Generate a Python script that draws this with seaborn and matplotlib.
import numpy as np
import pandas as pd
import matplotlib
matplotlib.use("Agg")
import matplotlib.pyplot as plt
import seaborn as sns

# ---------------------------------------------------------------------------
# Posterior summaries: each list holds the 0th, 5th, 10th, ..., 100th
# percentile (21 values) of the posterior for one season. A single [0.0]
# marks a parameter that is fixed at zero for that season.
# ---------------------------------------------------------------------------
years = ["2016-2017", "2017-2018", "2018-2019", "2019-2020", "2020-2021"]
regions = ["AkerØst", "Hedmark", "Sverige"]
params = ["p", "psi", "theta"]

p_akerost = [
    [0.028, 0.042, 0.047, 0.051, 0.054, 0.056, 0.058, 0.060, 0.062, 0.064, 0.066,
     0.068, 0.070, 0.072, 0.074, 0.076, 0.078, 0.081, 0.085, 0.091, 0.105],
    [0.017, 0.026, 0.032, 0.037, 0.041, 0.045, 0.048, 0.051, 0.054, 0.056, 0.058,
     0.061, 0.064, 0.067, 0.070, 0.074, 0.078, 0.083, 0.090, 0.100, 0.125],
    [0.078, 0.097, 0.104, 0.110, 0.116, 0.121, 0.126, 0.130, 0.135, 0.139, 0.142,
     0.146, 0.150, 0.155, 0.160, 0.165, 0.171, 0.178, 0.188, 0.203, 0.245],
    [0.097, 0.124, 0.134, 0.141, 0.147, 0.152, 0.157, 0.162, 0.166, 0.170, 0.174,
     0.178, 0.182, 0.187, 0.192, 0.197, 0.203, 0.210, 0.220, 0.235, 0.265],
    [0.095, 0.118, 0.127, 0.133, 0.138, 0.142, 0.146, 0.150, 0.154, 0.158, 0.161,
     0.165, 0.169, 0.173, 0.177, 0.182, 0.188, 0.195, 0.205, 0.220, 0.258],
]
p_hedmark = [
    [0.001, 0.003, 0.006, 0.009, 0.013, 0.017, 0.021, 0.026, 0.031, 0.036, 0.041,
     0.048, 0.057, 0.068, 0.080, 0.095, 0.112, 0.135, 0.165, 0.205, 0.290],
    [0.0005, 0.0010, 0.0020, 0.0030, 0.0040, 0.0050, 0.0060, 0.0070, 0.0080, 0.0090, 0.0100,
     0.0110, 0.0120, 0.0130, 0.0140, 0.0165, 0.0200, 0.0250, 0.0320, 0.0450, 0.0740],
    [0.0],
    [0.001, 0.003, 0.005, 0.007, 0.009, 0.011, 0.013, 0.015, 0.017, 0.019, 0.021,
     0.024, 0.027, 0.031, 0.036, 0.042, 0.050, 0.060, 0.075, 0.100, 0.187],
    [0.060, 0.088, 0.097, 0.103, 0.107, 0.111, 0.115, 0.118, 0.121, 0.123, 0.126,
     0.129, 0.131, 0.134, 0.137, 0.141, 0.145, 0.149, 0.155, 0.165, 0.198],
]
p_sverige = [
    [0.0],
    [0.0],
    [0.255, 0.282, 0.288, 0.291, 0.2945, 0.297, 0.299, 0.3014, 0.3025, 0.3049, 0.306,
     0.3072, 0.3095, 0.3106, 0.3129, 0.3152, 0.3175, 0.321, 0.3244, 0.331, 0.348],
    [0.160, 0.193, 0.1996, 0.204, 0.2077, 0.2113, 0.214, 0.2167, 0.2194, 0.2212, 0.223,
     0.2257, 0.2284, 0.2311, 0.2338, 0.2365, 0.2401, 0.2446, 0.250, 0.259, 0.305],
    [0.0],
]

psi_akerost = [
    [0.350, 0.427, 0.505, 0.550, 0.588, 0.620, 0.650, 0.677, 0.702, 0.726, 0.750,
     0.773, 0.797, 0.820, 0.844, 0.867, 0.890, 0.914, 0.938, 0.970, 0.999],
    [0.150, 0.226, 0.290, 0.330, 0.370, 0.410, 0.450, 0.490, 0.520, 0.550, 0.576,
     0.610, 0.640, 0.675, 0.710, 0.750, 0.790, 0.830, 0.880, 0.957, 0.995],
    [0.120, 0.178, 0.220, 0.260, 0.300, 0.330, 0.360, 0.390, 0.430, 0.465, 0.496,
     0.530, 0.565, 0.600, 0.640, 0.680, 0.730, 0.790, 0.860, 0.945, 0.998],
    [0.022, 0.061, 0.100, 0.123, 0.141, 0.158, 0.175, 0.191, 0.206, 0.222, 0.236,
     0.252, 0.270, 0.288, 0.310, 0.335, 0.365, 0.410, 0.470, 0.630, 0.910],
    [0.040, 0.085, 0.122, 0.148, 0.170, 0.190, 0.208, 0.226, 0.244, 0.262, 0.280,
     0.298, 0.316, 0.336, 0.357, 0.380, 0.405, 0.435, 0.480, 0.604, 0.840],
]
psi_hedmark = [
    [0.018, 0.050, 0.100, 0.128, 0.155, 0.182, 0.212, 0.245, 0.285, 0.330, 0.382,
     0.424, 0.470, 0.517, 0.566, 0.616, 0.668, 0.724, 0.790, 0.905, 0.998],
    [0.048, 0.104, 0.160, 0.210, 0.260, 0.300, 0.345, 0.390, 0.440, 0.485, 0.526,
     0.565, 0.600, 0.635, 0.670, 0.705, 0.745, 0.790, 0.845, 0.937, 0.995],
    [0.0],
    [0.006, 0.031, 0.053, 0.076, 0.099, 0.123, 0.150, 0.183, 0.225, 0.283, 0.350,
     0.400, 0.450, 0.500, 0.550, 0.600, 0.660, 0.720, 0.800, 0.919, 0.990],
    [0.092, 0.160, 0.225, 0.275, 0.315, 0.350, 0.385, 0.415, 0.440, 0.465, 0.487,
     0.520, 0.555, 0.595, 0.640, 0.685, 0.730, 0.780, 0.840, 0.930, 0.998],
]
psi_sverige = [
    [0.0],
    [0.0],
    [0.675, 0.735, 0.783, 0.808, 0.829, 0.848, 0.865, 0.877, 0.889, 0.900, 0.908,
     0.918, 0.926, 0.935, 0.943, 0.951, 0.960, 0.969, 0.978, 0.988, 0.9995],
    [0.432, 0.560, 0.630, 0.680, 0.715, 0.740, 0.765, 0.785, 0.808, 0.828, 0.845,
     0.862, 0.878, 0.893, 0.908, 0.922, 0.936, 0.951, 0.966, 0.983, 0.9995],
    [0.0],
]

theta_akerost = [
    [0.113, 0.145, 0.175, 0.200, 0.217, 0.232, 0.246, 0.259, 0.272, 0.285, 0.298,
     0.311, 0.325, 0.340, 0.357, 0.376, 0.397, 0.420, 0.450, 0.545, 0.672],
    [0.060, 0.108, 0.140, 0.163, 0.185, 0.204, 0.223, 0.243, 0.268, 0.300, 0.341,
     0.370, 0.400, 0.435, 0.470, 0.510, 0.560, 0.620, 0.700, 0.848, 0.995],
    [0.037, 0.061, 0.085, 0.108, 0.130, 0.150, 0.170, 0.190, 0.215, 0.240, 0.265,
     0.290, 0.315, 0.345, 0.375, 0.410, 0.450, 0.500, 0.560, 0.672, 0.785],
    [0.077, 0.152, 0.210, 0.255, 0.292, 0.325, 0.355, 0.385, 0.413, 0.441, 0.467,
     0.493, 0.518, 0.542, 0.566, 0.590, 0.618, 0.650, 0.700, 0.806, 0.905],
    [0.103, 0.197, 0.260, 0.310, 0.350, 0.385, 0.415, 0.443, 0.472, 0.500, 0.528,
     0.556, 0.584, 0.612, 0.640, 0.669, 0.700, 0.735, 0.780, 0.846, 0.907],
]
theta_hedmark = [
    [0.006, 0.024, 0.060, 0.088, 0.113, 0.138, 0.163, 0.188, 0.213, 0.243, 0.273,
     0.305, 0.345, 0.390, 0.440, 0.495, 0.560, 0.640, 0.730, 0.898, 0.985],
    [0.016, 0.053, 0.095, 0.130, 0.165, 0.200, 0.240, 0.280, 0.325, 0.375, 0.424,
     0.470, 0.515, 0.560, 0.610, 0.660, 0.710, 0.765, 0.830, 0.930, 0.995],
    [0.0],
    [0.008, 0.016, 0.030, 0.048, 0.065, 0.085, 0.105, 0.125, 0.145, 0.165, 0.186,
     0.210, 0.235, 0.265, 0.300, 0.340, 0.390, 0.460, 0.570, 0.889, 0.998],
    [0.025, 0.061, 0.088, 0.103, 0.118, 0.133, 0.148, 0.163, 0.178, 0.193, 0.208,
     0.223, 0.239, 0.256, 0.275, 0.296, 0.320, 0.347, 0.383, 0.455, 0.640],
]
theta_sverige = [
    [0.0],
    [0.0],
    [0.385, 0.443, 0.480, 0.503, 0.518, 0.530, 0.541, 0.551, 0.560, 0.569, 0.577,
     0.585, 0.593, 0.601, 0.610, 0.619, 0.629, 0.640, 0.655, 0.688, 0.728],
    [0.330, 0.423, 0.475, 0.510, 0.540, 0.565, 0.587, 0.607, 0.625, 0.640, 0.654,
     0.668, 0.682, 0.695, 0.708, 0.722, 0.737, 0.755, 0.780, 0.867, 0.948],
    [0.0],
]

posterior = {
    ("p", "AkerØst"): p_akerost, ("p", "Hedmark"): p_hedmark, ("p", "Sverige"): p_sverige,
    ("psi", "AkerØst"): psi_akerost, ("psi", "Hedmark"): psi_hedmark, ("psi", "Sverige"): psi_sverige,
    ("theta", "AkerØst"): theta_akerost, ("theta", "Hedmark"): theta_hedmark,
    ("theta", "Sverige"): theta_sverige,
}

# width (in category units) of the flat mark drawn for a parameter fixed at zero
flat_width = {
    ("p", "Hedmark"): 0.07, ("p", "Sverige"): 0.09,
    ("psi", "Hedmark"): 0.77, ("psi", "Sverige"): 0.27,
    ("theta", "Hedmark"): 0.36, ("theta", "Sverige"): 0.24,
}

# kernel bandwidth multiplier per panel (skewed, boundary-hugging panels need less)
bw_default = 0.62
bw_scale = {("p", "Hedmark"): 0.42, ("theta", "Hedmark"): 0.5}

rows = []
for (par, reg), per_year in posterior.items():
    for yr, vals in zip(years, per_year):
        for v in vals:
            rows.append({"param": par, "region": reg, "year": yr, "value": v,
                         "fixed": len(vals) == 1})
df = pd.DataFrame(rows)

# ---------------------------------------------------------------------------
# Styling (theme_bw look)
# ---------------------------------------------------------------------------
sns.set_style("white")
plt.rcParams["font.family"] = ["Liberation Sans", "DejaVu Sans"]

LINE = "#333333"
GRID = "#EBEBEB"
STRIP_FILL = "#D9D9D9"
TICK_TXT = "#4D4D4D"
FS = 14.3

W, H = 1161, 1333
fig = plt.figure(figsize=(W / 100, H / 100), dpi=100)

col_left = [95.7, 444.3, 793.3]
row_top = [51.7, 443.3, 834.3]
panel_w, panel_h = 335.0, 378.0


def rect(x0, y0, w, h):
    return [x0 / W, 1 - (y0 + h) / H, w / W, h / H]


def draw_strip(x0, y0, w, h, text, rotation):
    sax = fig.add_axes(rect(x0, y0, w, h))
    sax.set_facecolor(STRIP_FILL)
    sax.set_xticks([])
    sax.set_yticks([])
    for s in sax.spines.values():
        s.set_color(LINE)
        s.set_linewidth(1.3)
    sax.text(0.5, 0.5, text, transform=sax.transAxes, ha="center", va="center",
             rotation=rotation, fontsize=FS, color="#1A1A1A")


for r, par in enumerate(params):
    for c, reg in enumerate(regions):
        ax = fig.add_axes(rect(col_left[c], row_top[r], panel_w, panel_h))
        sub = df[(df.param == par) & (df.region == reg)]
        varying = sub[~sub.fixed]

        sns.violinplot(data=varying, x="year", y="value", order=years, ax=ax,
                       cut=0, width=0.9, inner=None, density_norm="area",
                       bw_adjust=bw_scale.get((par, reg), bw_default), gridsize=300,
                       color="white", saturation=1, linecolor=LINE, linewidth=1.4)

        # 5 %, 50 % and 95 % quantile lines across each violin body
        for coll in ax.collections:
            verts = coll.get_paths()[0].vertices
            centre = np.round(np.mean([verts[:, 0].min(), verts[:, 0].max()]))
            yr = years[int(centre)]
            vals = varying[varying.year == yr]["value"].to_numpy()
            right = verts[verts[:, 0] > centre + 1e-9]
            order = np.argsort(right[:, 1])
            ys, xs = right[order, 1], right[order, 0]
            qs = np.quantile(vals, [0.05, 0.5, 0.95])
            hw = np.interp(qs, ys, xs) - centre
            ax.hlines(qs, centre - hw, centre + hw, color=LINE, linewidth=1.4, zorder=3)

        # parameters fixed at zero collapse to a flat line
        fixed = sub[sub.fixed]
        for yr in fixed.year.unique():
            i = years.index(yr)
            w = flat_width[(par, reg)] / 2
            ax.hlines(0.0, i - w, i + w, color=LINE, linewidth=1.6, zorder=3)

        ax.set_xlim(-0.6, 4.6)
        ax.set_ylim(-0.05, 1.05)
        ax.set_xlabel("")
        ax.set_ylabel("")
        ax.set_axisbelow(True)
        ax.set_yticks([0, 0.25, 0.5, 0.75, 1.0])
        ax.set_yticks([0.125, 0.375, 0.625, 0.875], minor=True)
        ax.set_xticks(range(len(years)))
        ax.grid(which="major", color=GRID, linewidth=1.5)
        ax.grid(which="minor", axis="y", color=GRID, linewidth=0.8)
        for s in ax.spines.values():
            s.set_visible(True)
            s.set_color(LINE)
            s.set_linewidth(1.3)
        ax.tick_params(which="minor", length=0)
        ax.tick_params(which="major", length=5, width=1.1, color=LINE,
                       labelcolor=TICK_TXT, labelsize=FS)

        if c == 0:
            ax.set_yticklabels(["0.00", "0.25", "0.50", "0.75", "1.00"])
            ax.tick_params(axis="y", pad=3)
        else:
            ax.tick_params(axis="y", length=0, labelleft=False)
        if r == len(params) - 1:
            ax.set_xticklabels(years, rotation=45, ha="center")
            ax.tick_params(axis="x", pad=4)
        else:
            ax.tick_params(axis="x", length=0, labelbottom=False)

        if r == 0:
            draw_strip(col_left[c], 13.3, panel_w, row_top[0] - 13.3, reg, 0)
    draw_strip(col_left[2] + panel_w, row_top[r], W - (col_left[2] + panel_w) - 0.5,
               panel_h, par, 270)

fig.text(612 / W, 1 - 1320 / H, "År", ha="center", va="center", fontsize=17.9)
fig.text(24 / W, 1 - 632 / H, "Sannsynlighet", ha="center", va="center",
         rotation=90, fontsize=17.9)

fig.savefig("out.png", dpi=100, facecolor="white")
=======
WRITTEN TASK —
Beginning at the top of the data, extract each line through the line containing "import seaborn as sns" and return those lines exactly, with nothing added.

FULL RESPONSE —
Generate a Python script that draws this with seaborn and matplotlib.
import numpy as np
import pandas as pd
import matplotlib
matplotlib.use("Agg")
import matplotlib.pyplot as plt
import seaborn as sns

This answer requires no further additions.